Planescape: Torment, definitely.

  First post, btw. Hello everyone!


  Mänzy


----------



## Marginal (Aug 17, 2005)

I liked Panzer Dragoon Saga's story. Think it'd work equally well as a novel. 

Also liked Final Fantasy 8's just because there was a lot of stuff involved in the nature of the time loop everyone was in that you had to unpack for yourself 'cause it wasn't spoon fed to you.


----------



## Satt (Aug 17, 2005)

I LOVE Final Fantasy 7 and FFX's storylines. I also like the original Resident Evil one too. Splinter Cell's is good. I allways enjoy the Thief series storylines. OH I ALMOST FORGOT ABOUT MORROWIND!!! AWESOME!!! Well, I am sure there are more, but that is enough for now.


----------



## dubljay (Aug 17, 2005)

I would have to agree with the Zelda games... all pretty good.  My all time favorite thou was Super Mario RPG: Legend of the 7 Stars.  Old school super nintendo game... but good story line.


----------



## Chronuss (Aug 18, 2005)

Legacy of Kain: Blood Omen, the original PS1 game.  holy Jesus, was this a good game.  it had a day/night cycle, certain powers would be affected by the time including the werewolf/full moon thing and the armor/weapon combos were just great.  and the fact that it spawned three next-generation console sequals including two starring his son, Raziel, and one with himself.  

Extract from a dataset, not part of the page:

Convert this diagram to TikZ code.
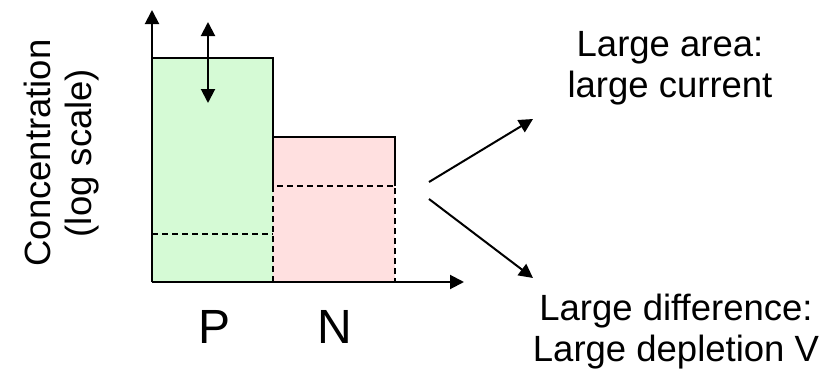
\documentclass[tikz,border=0pt]{standalone}
\usepackage{fontspec}
\setmainfont{Liberation Sans}
\usetikzlibrary{arrows.meta}
\definecolor{pgreen}{RGB}{213,250,213}
\definecolor{npink}{RGB}{255,224,224}
\begin{document}
\begin{tikzpicture}[x=1pt,y=-1pt,
  ln/.style={line width=2.4pt},
  dsh/.style={line width=2pt,dash pattern=on 6pt off 4pt},
  arr/.style={line width=2pt,-{Triangle[length=14pt,width=14pt]}},
  lbl/.style={font=\fontsize{36.5}{41}\selectfont,align=center,inner sep=0pt},
  big/.style={font=\fontsize{48}{52}\selectfont,inner sep=0pt}]
\useasboundingbox (0,0) rectangle (838,372);
% regions
\fill[pgreen] (152,58) rectangle (273,282);
\fill[npink] (273,137) rectangle (395,282);
% named points
\coordinate (o) at (152,282);
\coordinate (ytip) at (152,10);
\coordinate (xtip) at (464,282);
\coordinate (dtop) at (208,22);
\coordinate (dbot) at (208,103);
\coordinate (s1) at (429,182);
\coordinate (s2) at (429,199);
% outlines
\draw[ln] (152,282) -- (152,58) -- (273,58) -- (273,186);
\draw[ln] (273,137) -- (395,137) -- (395,186);
\draw[dsh] (152,234) -- (273,234);
\draw[dsh] (273,282) -- (273,186) -- (395,186) -- (395,282);
% axes
\draw[arr] (o) -- (ytip);
\draw[arr] (o) -- (xtip);
\draw[line width=2pt,{Triangle[length=14pt,width=14pt]}-{Triangle[length=14pt,width=14pt]}] (dtop) -- (dbot);
% labels
\node[lbl,rotate=90] (ylab) at (62,153) {Concentration\\(log scale)};
\node[big] (p) at (215,327) {P};
\node[big] (n) at (335,327) {N};
\node[lbl] (area) at (670,68) {Large area:\\large current};
\node[lbl] (diff) at (676,332) {Large difference:\\Large depletion V};
\coordinate (t1) at (533,119);
\coordinate (t2) at (533,278);
\draw[arr] (s1) -- (t1);
\draw[arr] (s2) -- (t2);
\end{tikzpicture}
\end{document}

the original Resident Evil for PS1 one was the first game that made me "Oh, sh**!!!!!"  anyone who's played it knows exactly what part I'm talking about...walking down a long hallway for the first time...the game was just so...cinematic and took a piece from Alone in The Dark and just ran with it and thus we have over five sequals including a next-gen remake.

Halo...another extremely cinematic game that had a blockbuster sequal and also spawned three novels detailing the Chief's excursions.  anybody who doesn't envy Master Chief and want their own Cortana need only play the game.


----------